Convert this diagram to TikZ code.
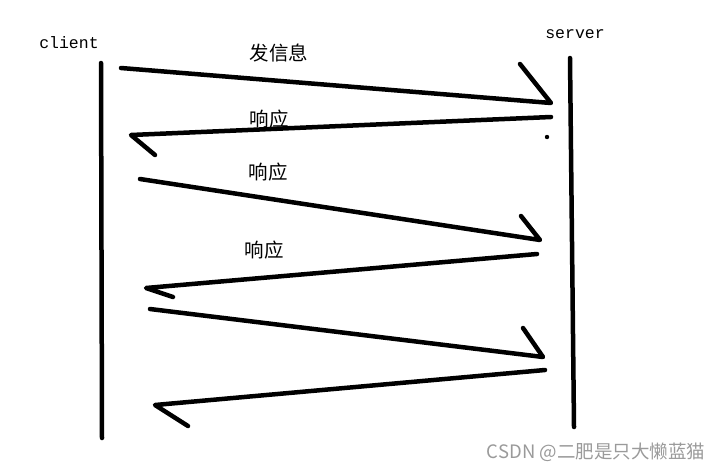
\documentclass[tikz,border=0pt]{standalone}
\usepackage{fontspec}
\setmonofont{Liberation Mono}
\newfontfamily\cjk{Noto Sans CJK SC}
\usepackage{tikz}
\usetikzlibrary{positioning, calc}
\definecolor{markgray}{HTML}{9A9A9A}

\begin{document}
\begin{tikzpicture}[
    x=1pt, y=-1pt,
    every node/.style={inner sep=0pt},
    party/.style={font=\ttfamily\fontsize{16.5}{16.5}\selectfont},
    msg/.style={font=\cjk\fontsize{19.5}{19.5}\selectfont},
    stroke/.style={line width=4.5pt, line cap=round, line join=round},
    lifeline/.style={line width=4.5pt, line cap=round}
]
    \useasboundingbox (0,0) rectangle (727,472);

    % parties
    \node[party] (client) at (69,43) {client};
    \node[party] (server) at (575,34) {server};

    % lifelines
    \coordinate (ctop) at (101,63);
    \coordinate (cbot) at (102,438);
    \coordinate (stop) at (570,58);
    \coordinate (sbot) at (574,427);
    \draw[lifeline] (ctop) -- (cbot);
    \draw[lifeline] (stop) -- (sbot);

    % message ends
    \coordinate (a1) at (121,68);  \coordinate (b1) at (551,103); \coordinate (h1) at (520,64);
    \coordinate (a2) at (551,117); \coordinate (b2) at (131,135); \coordinate (h2) at (155,155);
    \coordinate (a3) at (140,179); \coordinate (b3) at (540,240); \coordinate (h3) at (521,216);
    \coordinate (a4) at (537,254); \coordinate (b4) at (146,288); \coordinate (h4) at (173,297);
    \coordinate (a5) at (150,309); \coordinate (b5) at (543,357); \coordinate (h5) at (523,328);
    \coordinate (a6) at (545,370); \coordinate (b6) at (155,405); \coordinate (h6) at (188,426);

    \foreach \i in {1,...,6}
        \draw[stroke] (a\i) -- (b\i) -- (h\i);

    \fill (547,137) circle (2.2);

    % labels
    \node[msg] (send) at (279,53) {发信息};
    \node[msg] (resp1) at (269,119) {响应};
    \node[msg] (resp2) at (268,172) {响应};
    \node[msg] (resp3) at (264,250) {响应};

    \node[font=\cjk\fontsize{18.5}{18.5}\selectfont, text=markgray] (mark) at (596,452) {CSDN @二肥是只大懒蓝猫};
\end{tikzpicture}
\end{document}
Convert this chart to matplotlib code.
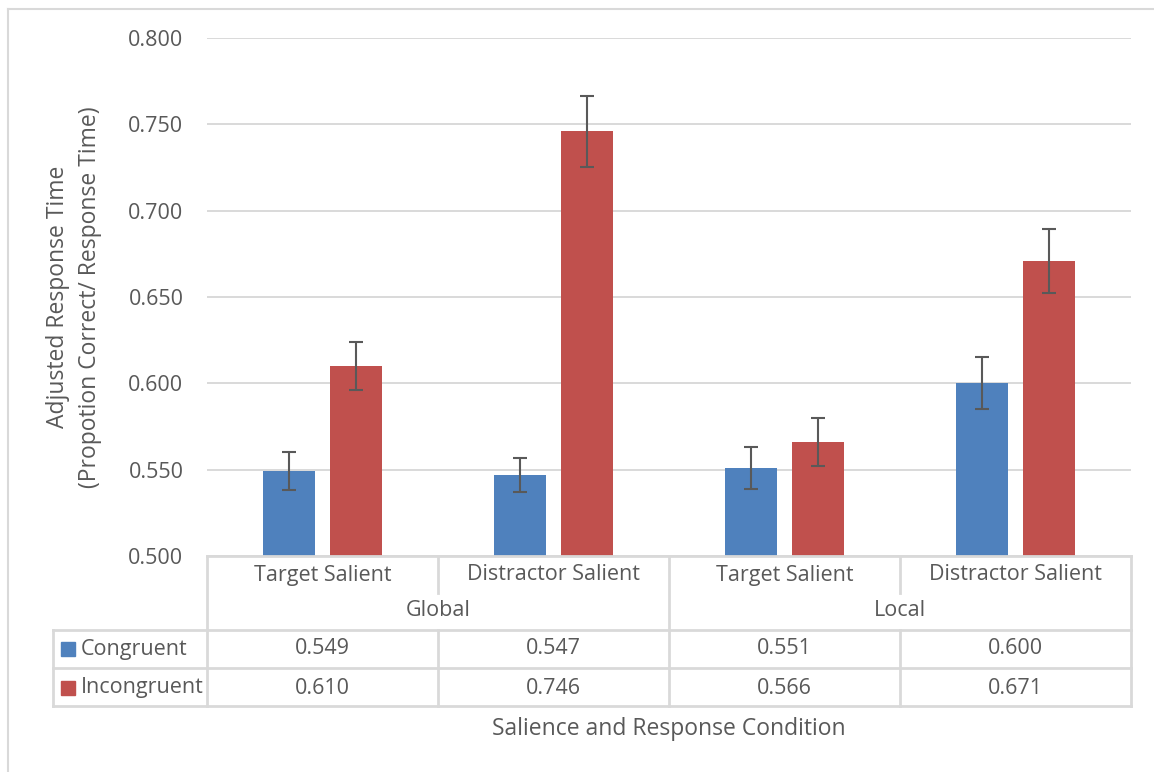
import matplotlib
matplotlib.use("Agg")
import matplotlib.pyplot as plt
from matplotlib.lines import Line2D
from matplotlib.patches import Rectangle
import numpy as np

plt.rcParams['font.family'] = ['Open Sans', 'DejaVu Sans']

# ---- data ----
groups = ["Global", "Local"]
categories = ["Target Salient", "Distractor Salient", "Target Salient", "Distractor Salient"]
series_names = ["Congruent", "Incongruent"]
congruent = [0.549, 0.547, 0.551, 0.600]
incongruent = [0.610, 0.746, 0.566, 0.671]
congruent_err = [0.011, 0.010, 0.012, 0.015]
incongruent_err = [0.014, 0.0205, 0.014, 0.0185]
y_ticks = [0.500, 0.550, 0.600, 0.650, 0.700, 0.750, 0.800]

W, H = 1154, 772
TXT = "#595959"
GRID = "#d9d9d9"
BLUE = "#4F81BD"
RED = "#C0504D"

fig = plt.figure(figsize=(W / 100, H / 100), dpi=100)

def fx(x):
    return x / W

def fy(y):
    return 1 - y / H

L, R, T, B = 207, 1131, 38, 556
ax = fig.add_axes([fx(L), fy(B), fx(R) - fx(L), fy(T) - fy(B)])

x = np.arange(len(categories))
bw = 0.225
off = 0.143
ax.bar(x - off, congruent, bw, color=BLUE, zorder=3)
ax.bar(x + off, incongruent, bw, color=RED, zorder=3)
ek = dict(fmt="none", ecolor=TXT, elinewidth=1.5, capsize=5, capthick=1.5, zorder=4)
ax.errorbar(x - off, congruent, yerr=congruent_err, **ek)
ax.errorbar(x + off, incongruent, yerr=incongruent_err, **ek)

fs = 15.5
ax.set_xlim(-0.5, len(categories) - 0.5)
ax.set_ylim(0.5, 0.8)
ax.set_yticks(y_ticks)
ax.set_yticklabels([f"{v:.3f}" for v in y_ticks], color=TXT, fontsize=fs)
ax.tick_params(axis="y", length=0, pad=17)
ax.set_xticks([])
ax.grid(axis="y", color=GRID, lw=1.4, zorder=0)
for s in ax.spines.values():
    s.set_visible(False)

# ---- table lines ----
def hline(x0, x1, y):
    fig.add_artist(Line2D([fx(x0), fx(x1)], [fy(y), fy(y)], color=GRID, lw=2, zorder=5))

def vline(x0, y0, y1):
    fig.add_artist(Line2D([fx(x0), fx(x0)], [fy(y0), fy(y1)], color=GRID, lw=2, zorder=5))

colw = (R - L) / 4
cols = [L + i * colw for i in range(5)]
r0, r1, r2, r3, r4 = 556, 593, 630, 668, 706
LEFT = 53
hline(L, R, r0)
hline(LEFT, R, r2)
hline(LEFT, R, r3)
hline(LEFT, R, r4)
vline(LEFT, r2, r4)
vline(cols[0], r0, r4)
vline(cols[2], r0, r4)
vline(cols[4], r0, r4)
for c in (cols[1], cols[3]):
    vline(c, r0, r1)
    vline(c, r2, r4)

for i, cat in enumerate(categories):
    cx = (cols[i] + cols[i + 1]) / 2
    fig.text(fx(cx), fy(575), cat, ha="center", va="center", color=TXT, fontsize=fs)
    fig.text(fx(cx), fy(649), f"{congruent[i]:.3f}", ha="center", va="center", color=TXT, fontsize=fs)
    fig.text(fx(cx), fy(688), f"{incongruent[i]:.3f}", ha="center", va="center", color=TXT, fontsize=fs)
for g, gname in enumerate(groups):
    cx = (cols[2 * g] + cols[2 * g + 2]) / 2
    fig.text(fx(cx), fy(611), gname, ha="center", va="center", color=TXT, fontsize=fs)

for name, col, yy in [(series_names[0], BLUE, 649), (series_names[1], RED, 688)]:
    fig.add_artist(Rectangle((fx(61), fy(yy + 7)), fx(14), 14 / H, color=col, zorder=6))
    fig.text(fx(81), fy(yy), name, ha="left", va="center", color=TXT, fontsize=fs)

fig.text(fx((L + R) / 2), fy(729), "Salience and Response Condition",
         ha="center", va="center", color=TXT, fontsize=16.5)
fig.text(fx(74), fy((T + B) / 2),
         "Adjusted Response Time\n(Propotion Correct/ Response Time)",
         ha="center", va="center", rotation=90, color=TXT, fontsize=16.5, linespacing=1.4)

# chart border
fig.add_artist(Line2D([fx(8), fx(8)], [fy(9), 0], color=GRID, lw=1.5))
fig.add_artist(Line2D([fx(8), 1], [fy(9), fy(9)], color=GRID, lw=1.5))

fig.savefig("out.png", dpi=100)
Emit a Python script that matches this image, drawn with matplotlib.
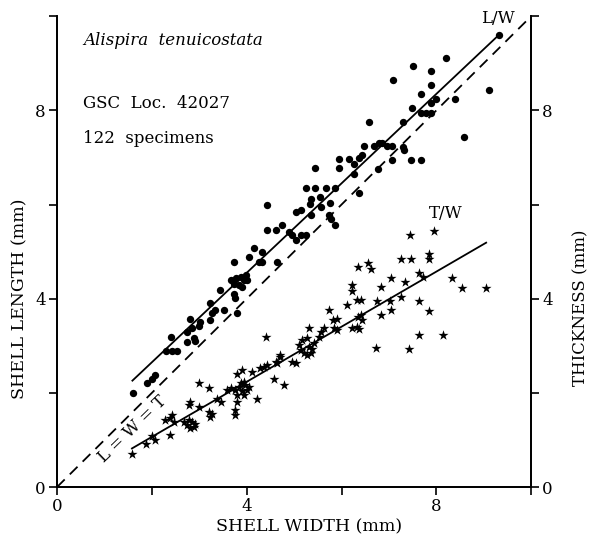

▸ What to produce
From the records given above, reproduce all text exactly and exclude each picture.

▸ Result of this exercise
Convert this diagram to TikZ code.
\documentclass[tikz,border=0pt]{standalone}
\usepackage{fontspec}
\setmonofont{Liberation Mono}
\newfontfamily\cjk{Noto Sans CJK SC}
\usepackage{tikz}
\usetikzlibrary{positioning, calc}
\definecolor{markgray}{HTML}{9A9A9A}

\begin{document}
\begin{tikzpicture}[
    x=1pt, y=-1pt,
    every node/.style={inner sep=0pt},
    party/.style={font=\ttfamily\fontsize{16.5}{16.5}\selectfont},
    msg/.style={font=\cjk\fontsize{19.5}{19.5}\selectfont},
    stroke/.style={line width=4.5pt, line cap=round, line join=round},
    lifeline/.style={line width=4.5pt, line cap=round}
]
    \useasboundingbox (0,0) rectangle (727,472);

    % parties
    \node[party] (client) at (69,43) {client};
    \node[party] (server) at (575,34) {server};

    % lifelines
    \coordinate (ctop) at (101,63);
    \coordinate (cbot) at (102,438);
    \coordinate (stop) at (570,58);
    \coordinate (sbot) at (574,427);
    \draw[lifeline] (ctop) -- (cbot);
    \draw[lifeline] (stop) -- (sbot);

    % message ends
    \coordinate (a1) at (121,68);  \coordinate (b1) at (551,103); \coordinate (h1) at (520,64);
    \coordinate (a2) at (551,117); \coordinate (b2) at (131,135); \coordinate (h2) at (155,155);
    \coordinate (a3) at (140,179); \coordinate (b3) at (540,240); \coordinate (h3) at (521,216);
    \coordinate (a4) at (537,254); \coordinate (b4) at (146,288); \coordinate (h4) at (173,297);
    \coordinate (a5) at (150,309); \coordinate (b5) at (543,357); \coordinate (h5) at (523,328);
    \coordinate (a6) at (545,370); \coordinate (b6) at (155,405); \coordinate (h6) at (188,426);

    \foreach \i in {1,...,6}
        \draw[stroke] (a\i) -- (b\i) -- (h\i);

    \fill (547,137) circle (2.2);

    % labels
    \node[msg] (send) at (279,53) {发信息};
    \node[msg] (resp1) at (269,119) {响应};
    \node[msg] (resp2) at (268,172) {响应};
    \node[msg] (resp3) at (264,250) {响应};

    \node[font=\cjk\fontsize{18.5}{18.5}\selectfont, text=markgray] (mark) at (596,452) {CSDN @二肥是只大懒蓝猫};
\end{tikzpicture}
\end{document}
Convert this chart to matplotlib code.
import matplotlib
matplotlib.use("Agg")
import matplotlib.pyplot as plt
from matplotlib.lines import Line2D
from matplotlib.patches import Rectangle
import numpy as np

plt.rcParams['font.family'] = ['Open Sans', 'DejaVu Sans']

# ---- data ----
groups = ["Global", "Local"]
categories = ["Target Salient", "Distractor Salient", "Target Salient", "Distractor Salient"]
series_names = ["Congruent", "Incongruent"]
congruent = [0.549, 0.547, 0.551, 0.600]
incongruent = [0.610, 0.746, 0.566, 0.671]
congruent_err = [0.011, 0.010, 0.012, 0.015]
incongruent_err = [0.014, 0.0205, 0.014, 0.0185]
y_ticks = [0.500, 0.550, 0.600, 0.650, 0.700, 0.750, 0.800]

W, H = 1154, 772
TXT = "#595959"
GRID = "#d9d9d9"
BLUE = "#4F81BD"
RED = "#C0504D"

fig = plt.figure(figsize=(W / 100, H / 100), dpi=100)

def fx(x):
    return x / W

def fy(y):
    return 1 - y / H

L, R, T, B = 207, 1131, 38, 556
ax = fig.add_axes([fx(L), fy(B), fx(R) - fx(L), fy(T) - fy(B)])

x = np.arange(len(categories))
bw = 0.225
off = 0.143
ax.bar(x - off, congruent, bw, color=BLUE, zorder=3)
ax.bar(x + off, incongruent, bw, color=RED, zorder=3)
ek = dict(fmt="none", ecolor=TXT, elinewidth=1.5, capsize=5, capthick=1.5, zorder=4)
ax.errorbar(x - off, congruent, yerr=congruent_err, **ek)
ax.errorbar(x + off, incongruent, yerr=incongruent_err, **ek)

fs = 15.5
ax.set_xlim(-0.5, len(categories) - 0.5)
ax.set_ylim(0.5, 0.8)
ax.set_yticks(y_ticks)
ax.set_yticklabels([f"{v:.3f}" for v in y_ticks], color=TXT, fontsize=fs)
ax.tick_params(axis="y", length=0, pad=17)
ax.set_xticks([])
ax.grid(axis="y", color=GRID, lw=1.4, zorder=0)
for s in ax.spines.values():
    s.set_visible(False)

# ---- table lines ----
def hline(x0, x1, y):
    fig.add_artist(Line2D([fx(x0), fx(x1)], [fy(y), fy(y)], color=GRID, lw=2, zorder=5))

def vline(x0, y0, y1):
    fig.add_artist(Line2D([fx(x0), fx(x0)], [fy(y0), fy(y1)], color=GRID, lw=2, zorder=5))

colw = (R - L) / 4
cols = [L + i * colw for i in range(5)]
r0, r1, r2, r3, r4 = 556, 593, 630, 668, 706
LEFT = 53
hline(L, R, r0)
hline(LEFT, R, r2)
hline(LEFT, R, r3)
hline(LEFT, R, r4)
vline(LEFT, r2, r4)
vline(cols[0], r0, r4)
vline(cols[2], r0, r4)
vline(cols[4], r0, r4)
for c in (cols[1], cols[3]):
    vline(c, r0, r1)
    vline(c, r2, r4)

for i, cat in enumerate(categories):
    cx = (cols[i] + cols[i + 1]) / 2
    fig.text(fx(cx), fy(575), cat, ha="center", va="center", color=TXT, fontsize=fs)
    fig.text(fx(cx), fy(649), f"{congruent[i]:.3f}", ha="center", va="center", color=TXT, fontsize=fs)
    fig.text(fx(cx), fy(688), f"{incongruent[i]:.3f}", ha="center", va="center", color=TXT, fontsize=fs)
for g, gname in enumerate(groups):
    cx = (cols[2 * g] + cols[2 * g + 2]) / 2
    fig.text(fx(cx), fy(611), gname, ha="center", va="center", color=TXT, fontsize=fs)

for name, col, yy in [(series_names[0], BLUE, 649), (series_names[1], RED, 688)]:
    fig.add_artist(Rectangle((fx(61), fy(yy + 7)), fx(14), 14 / H, color=col, zorder=6))
    fig.text(fx(81), fy(yy), name, ha="left", va="center", color=TXT, fontsize=fs)

fig.text(fx((L + R) / 2), fy(729), "Salience and Response Condition",
         ha="center", va="center", color=TXT, fontsize=16.5)
fig.text(fx(74), fy((T + B) / 2),
         "Adjusted Response Time\n(Propotion Correct/ Response Time)",
         ha="center", va="center", rotation=90, color=TXT, fontsize=16.5, linespacing=1.4)

# chart border
fig.add_artist(Line2D([fx(8), fx(8)], [fy(9), 0], color=GRID, lw=1.5))
fig.add_artist(Line2D([fx(8), 1], [fy(9), fy(9)], color=GRID, lw=1.5))

fig.savefig("out.png", dpi=100)
Emit a Python script that matches this image, drawn with matplotlib.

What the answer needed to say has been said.